# Exercise
Restate the data exactly as given and keep the pictures out.
>> Begin Provided material
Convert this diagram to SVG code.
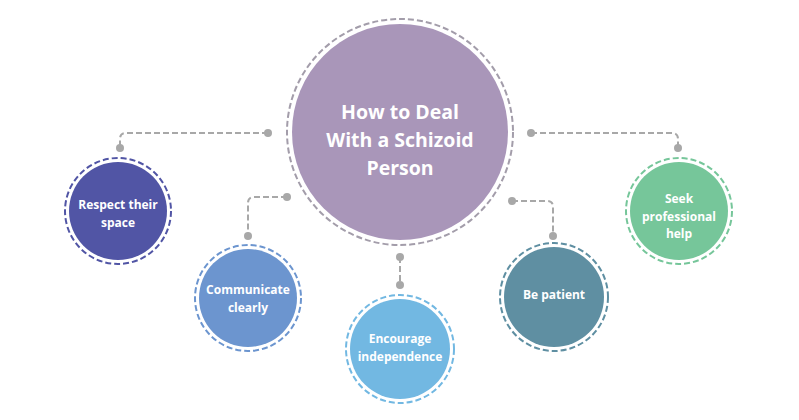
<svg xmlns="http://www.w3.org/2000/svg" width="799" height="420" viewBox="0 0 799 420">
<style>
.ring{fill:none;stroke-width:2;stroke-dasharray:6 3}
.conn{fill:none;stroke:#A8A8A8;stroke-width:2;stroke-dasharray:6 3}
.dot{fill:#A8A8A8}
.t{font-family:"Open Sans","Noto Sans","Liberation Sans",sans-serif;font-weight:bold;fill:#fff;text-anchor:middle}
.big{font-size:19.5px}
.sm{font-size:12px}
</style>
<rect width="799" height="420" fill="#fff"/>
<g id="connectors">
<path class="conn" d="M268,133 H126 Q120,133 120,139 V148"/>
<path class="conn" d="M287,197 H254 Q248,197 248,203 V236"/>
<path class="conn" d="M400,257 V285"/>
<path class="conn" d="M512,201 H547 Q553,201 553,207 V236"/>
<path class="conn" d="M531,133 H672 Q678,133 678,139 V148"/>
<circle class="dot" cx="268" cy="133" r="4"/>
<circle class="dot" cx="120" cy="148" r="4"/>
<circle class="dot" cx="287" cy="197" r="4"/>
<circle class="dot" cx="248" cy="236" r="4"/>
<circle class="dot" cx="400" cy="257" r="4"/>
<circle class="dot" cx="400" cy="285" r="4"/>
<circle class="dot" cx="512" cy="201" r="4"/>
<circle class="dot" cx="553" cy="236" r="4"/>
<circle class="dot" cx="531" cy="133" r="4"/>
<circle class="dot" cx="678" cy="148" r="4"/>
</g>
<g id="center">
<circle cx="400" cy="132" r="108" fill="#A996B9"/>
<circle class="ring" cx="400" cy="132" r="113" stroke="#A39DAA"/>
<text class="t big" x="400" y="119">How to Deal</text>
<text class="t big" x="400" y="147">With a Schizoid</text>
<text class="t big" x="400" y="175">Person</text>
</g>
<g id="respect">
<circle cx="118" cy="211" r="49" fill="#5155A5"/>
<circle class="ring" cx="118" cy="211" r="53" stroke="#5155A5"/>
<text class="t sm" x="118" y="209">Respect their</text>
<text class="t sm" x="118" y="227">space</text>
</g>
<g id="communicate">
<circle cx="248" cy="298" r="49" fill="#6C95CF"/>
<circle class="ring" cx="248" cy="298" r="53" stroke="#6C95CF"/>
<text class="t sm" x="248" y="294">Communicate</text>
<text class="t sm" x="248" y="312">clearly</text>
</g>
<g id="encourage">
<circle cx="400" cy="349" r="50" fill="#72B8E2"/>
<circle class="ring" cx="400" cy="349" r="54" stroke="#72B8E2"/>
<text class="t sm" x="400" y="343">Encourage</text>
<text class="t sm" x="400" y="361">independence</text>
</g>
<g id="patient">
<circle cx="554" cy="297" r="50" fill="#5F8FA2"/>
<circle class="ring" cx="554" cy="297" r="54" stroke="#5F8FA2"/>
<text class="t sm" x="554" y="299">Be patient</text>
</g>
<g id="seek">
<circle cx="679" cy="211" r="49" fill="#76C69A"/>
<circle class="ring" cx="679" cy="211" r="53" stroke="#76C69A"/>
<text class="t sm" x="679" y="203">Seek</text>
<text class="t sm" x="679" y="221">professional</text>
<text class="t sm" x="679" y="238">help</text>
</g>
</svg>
>> End Provided material
# Answer for this exercise
Convert this diagram to SVG code.
<svg xmlns="http://www.w3.org/2000/svg" width="799" height="420" viewBox="0 0 799 420">
<style>
.ring{fill:none;stroke-width:2;stroke-dasharray:6 3}
.conn{fill:none;stroke:#A8A8A8;stroke-width:2;stroke-dasharray:6 3}
.dot{fill:#A8A8A8}
.t{font-family:"Open Sans","Noto Sans","Liberation Sans",sans-serif;font-weight:bold;fill:#fff;text-anchor:middle}
.big{font-size:19.5px}
.sm{font-size:12px}
</style>
<rect width="799" height="420" fill="#fff"/>
<g id="connectors">
<path class="conn" d="M268,133 H126 Q120,133 120,139 V148"/>
<path class="conn" d="M287,197 H254 Q248,197 248,203 V236"/>
<path class="conn" d="M400,257 V285"/>
<path class="conn" d="M512,201 H547 Q553,201 553,207 V236"/>
<path class="conn" d="M531,133 H672 Q678,133 678,139 V148"/>
<circle class="dot" cx="268" cy="133" r="4"/>
<circle class="dot" cx="120" cy="148" r="4"/>
<circle class="dot" cx="287" cy="197" r="4"/>
<circle class="dot" cx="248" cy="236" r="4"/>
<circle class="dot" cx="400" cy="257" r="4"/>
<circle class="dot" cx="400" cy="285" r="4"/>
<circle class="dot" cx="512" cy="201" r="4"/>
<circle class="dot" cx="553" cy="236" r="4"/>
<circle class="dot" cx="531" cy="133" r="4"/>
<circle class="dot" cx="678" cy="148" r="4"/>
</g>
<g id="center">
<circle cx="400" cy="132" r="108" fill="#A996B9"/>
<circle class="ring" cx="400" cy="132" r="113" stroke="#A39DAA"/>
<text class="t big" x="400" y="119">How to Deal</text>
<text class="t big" x="400" y="147">With a Schizoid</text>
<text class="t big" x="400" y="175">Person</text>
</g>
<g id="respect">
<circle cx="118" cy="211" r="49" fill="#5155A5"/>
<circle class="ring" cx="118" cy="211" r="53" stroke="#5155A5"/>
<text class="t sm" x="118" y="209">Respect their</text>
<text class="t sm" x="118" y="227">space</text>
</g>
<g id="communicate">
<circle cx="248" cy="298" r="49" fill="#6C95CF"/>
<circle class="ring" cx="248" cy="298" r="53" stroke="#6C95CF"/>
<text class="t sm" x="248" y="294">Communicate</text>
<text class="t sm" x="248" y="312">clearly</text>
</g>
<g id="encourage">
<circle cx="400" cy="349" r="50" fill="#72B8E2"/>
<circle class="ring" cx="400" cy="349" r="54" stroke="#72B8E2"/>
<text class="t sm" x="400" y="343">Encourage</text>
<text class="t sm" x="400" y="361">independence</text>
</g>
<g id="patient">
<circle cx="554" cy="297" r="50" fill="#5F8FA2"/>
<circle class="ring" cx="554" cy="297" r="54" stroke="#5F8FA2"/>
<text class="t sm" x="554" y="299">Be patient</text>
</g>
<g id="seek">
<circle cx="679" cy="211" r="49" fill="#76C69A"/>
<circle class="ring" cx="679" cy="211" r="53" stroke="#76C69A"/>
<text class="t sm" x="679" y="203">Seek</text>
<text class="t sm" x="679" y="221">professional</text>
<text class="t sm" x="679" y="238">help</text>
</g>
</svg>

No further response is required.